[Task input]:
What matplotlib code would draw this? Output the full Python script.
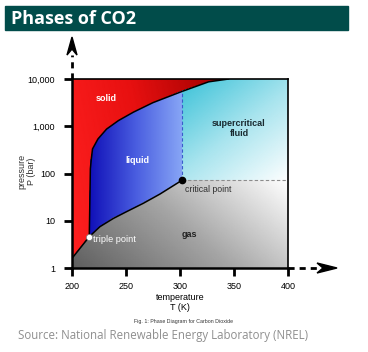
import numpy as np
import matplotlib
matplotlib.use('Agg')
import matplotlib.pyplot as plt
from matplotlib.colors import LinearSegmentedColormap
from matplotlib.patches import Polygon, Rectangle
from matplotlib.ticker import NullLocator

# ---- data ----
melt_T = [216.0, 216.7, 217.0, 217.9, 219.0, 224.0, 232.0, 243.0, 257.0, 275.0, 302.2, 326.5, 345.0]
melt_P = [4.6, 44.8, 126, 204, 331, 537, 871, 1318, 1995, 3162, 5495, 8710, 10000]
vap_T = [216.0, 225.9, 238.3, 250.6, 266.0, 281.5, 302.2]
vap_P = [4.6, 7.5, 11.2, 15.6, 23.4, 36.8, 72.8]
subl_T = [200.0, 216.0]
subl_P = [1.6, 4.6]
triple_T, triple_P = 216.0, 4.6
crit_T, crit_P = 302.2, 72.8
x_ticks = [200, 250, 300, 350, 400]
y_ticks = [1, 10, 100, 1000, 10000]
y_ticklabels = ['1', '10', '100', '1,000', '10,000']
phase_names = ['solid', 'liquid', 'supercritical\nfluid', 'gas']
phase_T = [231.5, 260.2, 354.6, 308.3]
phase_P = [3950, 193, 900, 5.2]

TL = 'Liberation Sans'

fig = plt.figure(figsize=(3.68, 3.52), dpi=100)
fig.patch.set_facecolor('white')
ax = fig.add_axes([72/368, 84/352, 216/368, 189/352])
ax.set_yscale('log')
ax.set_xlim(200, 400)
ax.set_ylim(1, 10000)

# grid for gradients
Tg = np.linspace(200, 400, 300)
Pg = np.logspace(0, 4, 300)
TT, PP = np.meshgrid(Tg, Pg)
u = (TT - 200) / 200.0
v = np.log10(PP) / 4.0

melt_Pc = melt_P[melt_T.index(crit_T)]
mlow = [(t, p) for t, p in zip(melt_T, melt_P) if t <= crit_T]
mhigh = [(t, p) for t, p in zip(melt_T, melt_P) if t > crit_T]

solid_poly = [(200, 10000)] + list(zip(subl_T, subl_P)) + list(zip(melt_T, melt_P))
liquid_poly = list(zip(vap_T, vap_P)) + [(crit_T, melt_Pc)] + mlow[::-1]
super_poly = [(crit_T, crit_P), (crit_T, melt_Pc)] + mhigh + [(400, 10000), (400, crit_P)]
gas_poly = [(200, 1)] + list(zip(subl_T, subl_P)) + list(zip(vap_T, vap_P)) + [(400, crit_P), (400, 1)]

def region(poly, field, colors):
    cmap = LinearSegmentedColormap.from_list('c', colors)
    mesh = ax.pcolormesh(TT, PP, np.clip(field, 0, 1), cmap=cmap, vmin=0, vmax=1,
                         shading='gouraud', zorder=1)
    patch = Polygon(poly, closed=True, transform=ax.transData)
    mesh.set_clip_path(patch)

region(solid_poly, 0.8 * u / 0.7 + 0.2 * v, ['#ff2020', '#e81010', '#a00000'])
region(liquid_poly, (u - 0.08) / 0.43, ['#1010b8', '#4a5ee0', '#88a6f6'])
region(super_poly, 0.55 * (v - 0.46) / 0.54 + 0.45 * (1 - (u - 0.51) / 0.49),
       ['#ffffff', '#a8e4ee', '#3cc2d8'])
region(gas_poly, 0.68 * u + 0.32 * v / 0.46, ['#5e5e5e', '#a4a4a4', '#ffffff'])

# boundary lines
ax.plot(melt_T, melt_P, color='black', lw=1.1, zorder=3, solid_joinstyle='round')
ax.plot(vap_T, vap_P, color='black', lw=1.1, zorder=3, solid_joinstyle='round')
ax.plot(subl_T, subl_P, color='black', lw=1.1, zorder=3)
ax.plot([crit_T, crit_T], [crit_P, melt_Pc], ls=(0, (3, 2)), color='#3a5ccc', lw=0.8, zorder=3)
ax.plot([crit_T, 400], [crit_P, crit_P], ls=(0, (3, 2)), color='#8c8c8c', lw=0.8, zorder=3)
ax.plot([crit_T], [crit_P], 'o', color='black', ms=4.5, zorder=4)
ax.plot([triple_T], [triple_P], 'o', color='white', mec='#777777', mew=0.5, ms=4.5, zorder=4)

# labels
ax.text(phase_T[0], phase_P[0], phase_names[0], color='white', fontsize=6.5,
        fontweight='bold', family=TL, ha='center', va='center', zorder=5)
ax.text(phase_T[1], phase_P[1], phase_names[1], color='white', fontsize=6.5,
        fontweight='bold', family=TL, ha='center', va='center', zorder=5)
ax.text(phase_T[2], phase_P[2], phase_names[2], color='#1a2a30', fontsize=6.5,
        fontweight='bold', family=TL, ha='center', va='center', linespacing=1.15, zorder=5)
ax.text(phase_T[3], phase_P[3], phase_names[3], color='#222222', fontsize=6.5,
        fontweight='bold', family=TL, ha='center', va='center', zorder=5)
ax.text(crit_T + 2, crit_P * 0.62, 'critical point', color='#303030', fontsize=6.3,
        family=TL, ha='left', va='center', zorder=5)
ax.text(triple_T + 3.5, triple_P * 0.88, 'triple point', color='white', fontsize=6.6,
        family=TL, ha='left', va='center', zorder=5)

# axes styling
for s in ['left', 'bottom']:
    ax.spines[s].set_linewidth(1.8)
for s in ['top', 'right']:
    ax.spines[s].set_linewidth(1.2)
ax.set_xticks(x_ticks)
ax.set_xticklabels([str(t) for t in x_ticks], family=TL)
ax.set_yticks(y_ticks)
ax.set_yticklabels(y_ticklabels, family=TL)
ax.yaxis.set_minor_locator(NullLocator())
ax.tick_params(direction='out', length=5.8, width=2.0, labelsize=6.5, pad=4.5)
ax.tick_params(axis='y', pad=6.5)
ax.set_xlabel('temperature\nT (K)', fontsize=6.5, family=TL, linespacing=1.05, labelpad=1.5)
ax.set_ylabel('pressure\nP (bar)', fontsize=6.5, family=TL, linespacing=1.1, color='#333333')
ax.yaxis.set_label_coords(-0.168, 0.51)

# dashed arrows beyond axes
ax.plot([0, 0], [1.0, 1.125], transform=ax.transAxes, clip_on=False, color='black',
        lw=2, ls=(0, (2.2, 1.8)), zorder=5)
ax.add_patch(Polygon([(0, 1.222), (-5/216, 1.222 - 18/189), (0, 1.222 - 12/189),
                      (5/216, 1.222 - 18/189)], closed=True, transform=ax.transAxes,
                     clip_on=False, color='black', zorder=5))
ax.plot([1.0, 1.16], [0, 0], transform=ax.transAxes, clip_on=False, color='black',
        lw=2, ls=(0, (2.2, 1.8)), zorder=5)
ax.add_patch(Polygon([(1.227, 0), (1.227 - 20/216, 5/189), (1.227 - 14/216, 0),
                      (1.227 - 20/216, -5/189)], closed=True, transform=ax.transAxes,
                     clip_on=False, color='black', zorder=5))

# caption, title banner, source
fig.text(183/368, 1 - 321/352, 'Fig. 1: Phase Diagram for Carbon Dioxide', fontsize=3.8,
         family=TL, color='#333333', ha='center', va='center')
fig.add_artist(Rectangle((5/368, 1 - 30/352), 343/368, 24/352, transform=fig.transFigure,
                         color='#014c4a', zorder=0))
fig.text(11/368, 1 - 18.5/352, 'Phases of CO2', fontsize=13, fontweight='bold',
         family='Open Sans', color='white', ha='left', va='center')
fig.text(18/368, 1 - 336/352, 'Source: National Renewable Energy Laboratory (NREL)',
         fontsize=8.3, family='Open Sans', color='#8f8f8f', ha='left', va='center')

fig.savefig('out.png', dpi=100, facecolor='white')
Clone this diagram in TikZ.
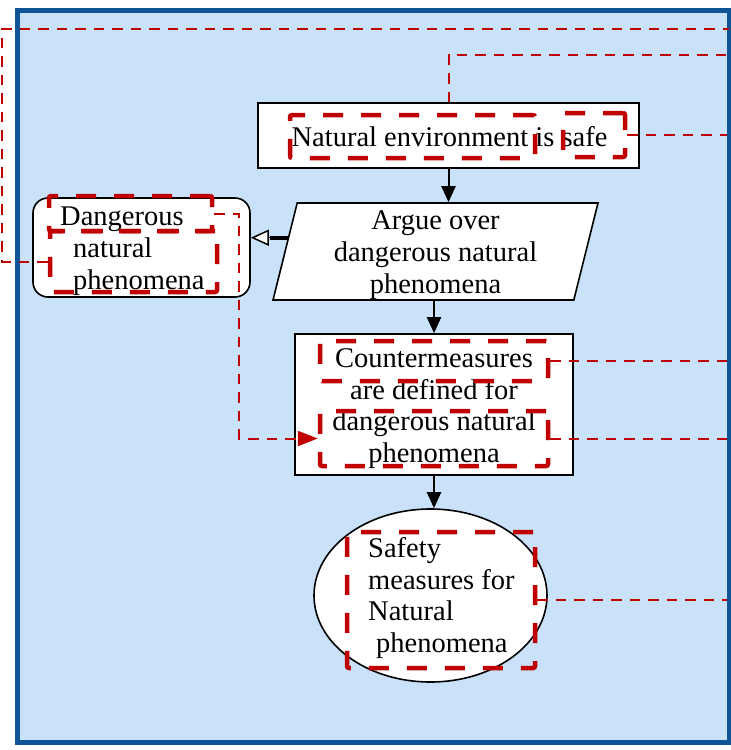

[Written request]:
Stop after the line containing "from matplotlib.ticker import NullLocator": copy the records exactly from the first line up to there, leaving pictures out.

[Final answer]:
What matplotlib code would draw this? Output the full Python script.
import numpy as np
import matplotlib
matplotlib.use('Agg')
import matplotlib.pyplot as plt
from matplotlib.colors import LinearSegmentedColormap
from matplotlib.patches import Polygon, Rectangle
from matplotlib.ticker import NullLocator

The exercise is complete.